En 2020, Proton clamait déjà avoir été victime d’une censure de la part d’Apple. L’éditeur affirmait avoir été menacé d’un retrait de son application ProtonVPN de l’App Store, s’il ne supprimait pas, dans la description associée, la mention d’une possibilité de contourner la censure de certains sites. « Nous ne remettons pas en question le droit d’Apple d’agir au nom des régimes autoritaires dans un souci de profit, mais le monopole d’Apple sur la distribution des applications iOS signifie qu’il peut imposer cette politique perverse à tous les développeurs d’applications, les forçant ainsi à être également complices », argue désormais Proton.
Cette nouvelle procédure intervient alors qu’Apple vient de modifier substantiellement les règles de l’App Store dans l’Union européenne : la firme de Cupertino y autorise par exemple les éditeurs à utiliser d’autres systèmes de paiement que celui intégré dans l’App Store, mais elle assortit cette option d’un avertissement qui peut sembler dissuasif.
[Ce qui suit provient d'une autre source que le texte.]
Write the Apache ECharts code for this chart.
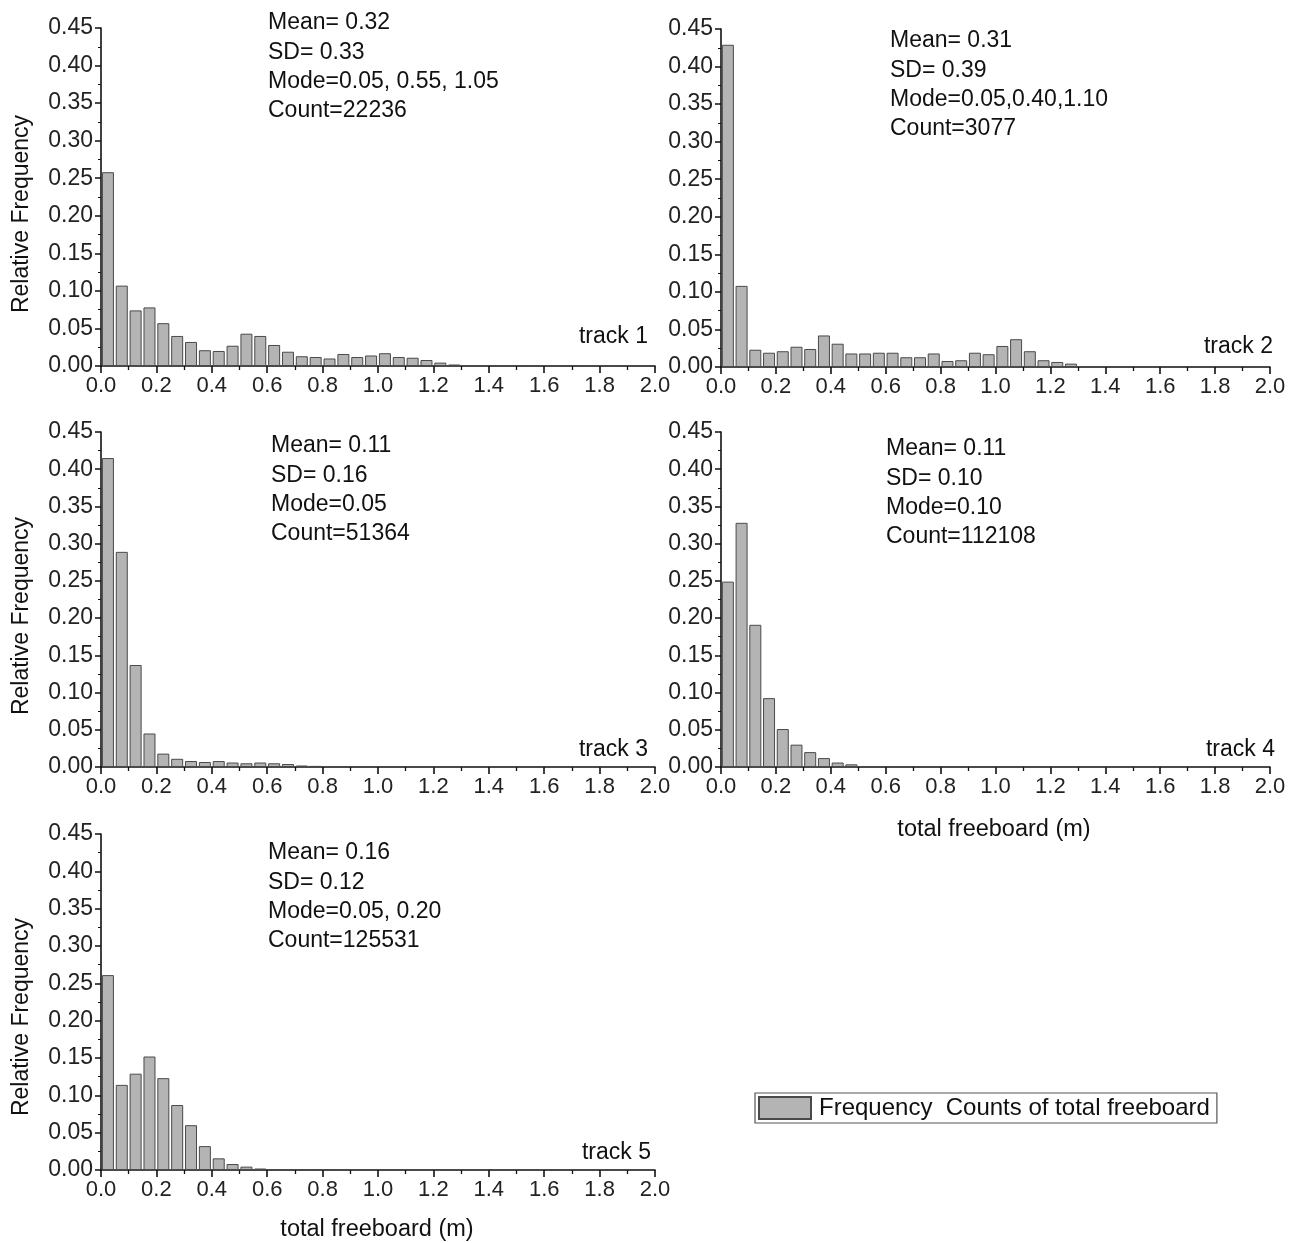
<!DOCTYPE html>
<html>
<head>
<meta charset="utf-8">
<script src="https://cdn.jsdelivr.net/npm/echarts@6/dist/echarts.min.js"></script>
<style>
html,body{margin:0;padding:0;background:#fff;}
#chart{width:1298px;height:1243px;}
</style>
</head>
<body>
<div id="chart"></div>
<script>
// Bin settings (m)
var binWidth = 0.05;
var binCount = 40;

// Relative frequency per 0.05 m bin, starting at 0.00
var track1 = [0.258, 0.107, 0.074, 0.078, 0.057, 0.040, 0.032, 0.021, 0.020, 0.027,
              0.043, 0.040, 0.028, 0.019, 0.013, 0.012, 0.010, 0.016, 0.012, 0.014,
              0.017, 0.012, 0.011, 0.008, 0.0045, 0.002, 0.0013, 0.0008, 0.0006, 0.0005,
              0.0004, 0.0003, 0.0003, 0.0002, 0.0002, 0.0002, 0.0001, 0.0001, 0.0001, 0.0001];
var track2 = [0.429, 0.108, 0.023, 0.019, 0.021, 0.027, 0.024, 0.042, 0.031, 0.018,
              0.018, 0.019, 0.019, 0.013, 0.013, 0.018, 0.008, 0.009, 0.019, 0.017,
              0.028, 0.037, 0.021, 0.009, 0.0067, 0.0045, 0.001, 0.001, 0.001, 0.001,
              0.001, 0.001, 0.001, 0.001, 0.001, 0.001, 0.001, 0.001, 0.001, 0.0005];
var track3 = [0.415, 0.289, 0.137, 0.045, 0.018, 0.011, 0.008, 0.0067, 0.008, 0.006,
              0.005, 0.006, 0.005, 0.004, 0.002, 0.0015, 0.001, 0.001, 0.0005, 0.0003,
              0.0002, 0.0001, 0.0001, 0, 0, 0, 0, 0, 0, 0,
              0, 0, 0, 0, 0, 0, 0, 0, 0, 0];
var track4 = [0.249, 0.328, 0.191, 0.0925, 0.051, 0.030, 0.020, 0.012, 0.006, 0.0036,
              0.0012, 0.0005, 0.0003, 0.0002, 0.0001, 0.0001, 0, 0, 0, 0,
              0, 0, 0, 0, 0, 0, 0, 0, 0, 0,
              0, 0, 0, 0, 0, 0, 0, 0, 0, 0];
var track5 = [0.261, 0.114, 0.129, 0.152, 0.123, 0.087, 0.060, 0.032, 0.0156, 0.008,
              0.0045, 0.002, 0.0008, 0.0004, 0.0002, 0.0001, 0.0001, 0, 0, 0,
              0, 0, 0, 0, 0, 0, 0, 0, 0, 0,
              0, 0, 0, 0, 0, 0, 0, 0, 0, 0];

var statsText = [
  ['Mean= 0.32', 'SD= 0.33', 'Mode=0.05, 0.55, 1.05', 'Count=22236'],
  ['Mean= 0.31', 'SD= 0.39', 'Mode=0.05,0.40,1.10', 'Count=3077'],
  ['Mean= 0.11', 'SD= 0.16', 'Mode=0.05', 'Count=51364'],
  ['Mean= 0.11', 'SD= 0.10', 'Mode=0.10', 'Count=112108'],
  ['Mean= 0.16', 'SD= 0.12', 'Mode=0.05, 0.20', 'Count=125531']
];
var trackNames = ['track 1', 'track 2', 'track 3', 'track 4', 'track 5'];
var seriesName = 'Frequency  Counts of total freeboard';
var yAxisName = 'Relative Frequency';
var xAxisName = 'total freeboard (m)';

var tracks = [track1, track2, track3, track4, track5];

var FONT = '"Liberation Sans", Arial, sans-serif';
var grids = [
  {left: 101, top: 28, width: 554, height: 338},
  {left: 721, top: 29, width: 549, height: 338},
  {left: 101, top: 432, width: 554, height: 335},
  {left: 721, top: 432, width: 549, height: 335},
  {left: 101, top: 834, width: 554, height: 336}
];

function toPairs(arr) {
  return arr.map(function (v, i) { return [(i + 0.5) * binWidth, v]; });
}

var xAxes = [], yAxes = [], series = [];
grids.forEach(function (g, i) {
  xAxes.push({
    type: 'value', gridIndex: i, min: 0, max: binWidth * binCount, interval: 0.2,
    axisLine: {lineStyle: {color: '#111', width: 1.6}},
    axisTick: {length: 7, lineStyle: {color: '#111', width: 1.6}},
    minorTick: {show: true, splitNumber: 2, length: 4, lineStyle: {color: '#111', width: 1.3}},
    splitLine: {show: false},
    axisLabel: {fontFamily: FONT, fontSize: 22, color: '#222', margin: 9,
      formatter: function (v) { return v.toFixed(1); }}
  });
  yAxes.push({
    type: 'value', gridIndex: i, min: 0, max: 0.45, interval: 0.05,
    axisLine: {show: true, lineStyle: {color: '#111', width: 1.6}},
    axisTick: {show: true, length: 6, lineStyle: {color: '#111', width: 1.5}},
    minorTick: {show: true, splitNumber: 2, length: 3, lineStyle: {color: '#111', width: 1}},
    splitLine: {show: false},
    axisLabel: {fontFamily: FONT, fontSize: 23, color: '#222', margin: 8,
      formatter: function (v) { return v.toFixed(2); }}
  });
  series.push({
    type: 'bar', name: seriesName, xAxisIndex: i, yAxisIndex: i,
    data: toPairs(tracks[i]), barWidth: 12, barGap: '-100%',
    itemStyle: {color: '#b4b4b4', borderColor: '#4a4a4a', borderWidth: 1},
    emphasis: {disabled: true}, silent: true
  });
});

var graphics = [];
var statsPos = [[268, 23], [890, 41], [271, 446], [886, 449], [268, 853]];
statsText.forEach(function (lines, i) {
  lines.forEach(function (t, j) {
    graphics.push({type: 'text', x: statsPos[i][0], y: statsPos[i][1] + j * 29.3,
      style: {text: t, font: '23px ' + FONT, fill: '#111', verticalAlign: 'middle'}});
  });
});
var trackPos = [[648, 337], [1273, 347], [648, 750], [1275, 750], [651, 1153]];
trackNames.forEach(function (t, i) {
  graphics.push({type: 'text', x: trackPos[i][0], y: trackPos[i][1],
    style: {text: t, font: '23px ' + FONT, fill: '#111', align: 'right', verticalAlign: 'middle'}});
});
[214, 616, 1017].forEach(function (cy) {
  graphics.push({type: 'text', x: 22, y: cy, rotation: Math.PI / 2,
    style: {text: yAxisName, font: '23px ' + FONT, fill: '#111', align: 'center', verticalAlign: 'middle'}});
});
[[994, 830], [377, 1230]].forEach(function (p) {
  graphics.push({type: 'text', x: p[0], y: p[1],
    style: {text: xAxisName, font: '23.5px ' + FONT, fill: '#111', align: 'center', verticalAlign: 'middle'}});
});

var chart = echarts.init(document.getElementById('chart'), null, {renderer: 'canvas'});
chart.setOption({
  animation: false,
  backgroundColor: '#fff',
  grid: grids,
  xAxis: xAxes,
  yAxis: yAxes,
  series: series,
  legend: {
    show: true, left: 755, top: 1093, orient: 'horizontal',
    data: [seriesName],
    padding: [3, 7, 3, 3],
    borderColor: '#555', borderWidth: 1.2,
    itemWidth: 52, itemHeight: 22, itemGap: 0,
    icon: 'rect',
    textStyle: {fontFamily: FONT, fontSize: 24, color: '#111', lineHeight: 22, padding: [0, 0, 0, 3]},
    selectedMode: false
  },
  graphic: graphics
});
</script>
</body>
</html>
Aux États-Unis, les avancées du procès Epic sont également susceptibles de mettre un terme à la règle historique des 30% de commission…
Vers un procès pour abus de position dominante ?
L’action collective de Proton n’est peut-être pas la préoccupation numéro un des juristes de Cupertino. Lundi, Apple a en effet enregistré un revers significatif dans une autre procédure, initiée cette fois par le département de la Justice (DoJ) des États-Unis.
Associé à quinze États, le DoJ a en effet officiellement engagé des poursuites à l’encontre d’Apple, pour abus de position dominante, en mars 2024, avec un éventail de reproches qui dépasse largement ceux formulés par Proton dans sa propre plainte.
Apple a logiquement interjeté appel de cette procédure et demandé son annulation, en arguant notamment que la Justice ne démontrait ni l’existence d’un monopole, ni la conduite d’actions anticoncurrentielles, et en réfutant l’action de l’état fédéral en la matière. Dans sa décision, rendue lundi 30 juin, le juge Julien Xavier Neals bat méthodiquement en brèche chacun de ces arguments (PDF), et finit par rejeter la demande d’Apple, ouvrant donc la voie à un procès antitrust de grande ampleur.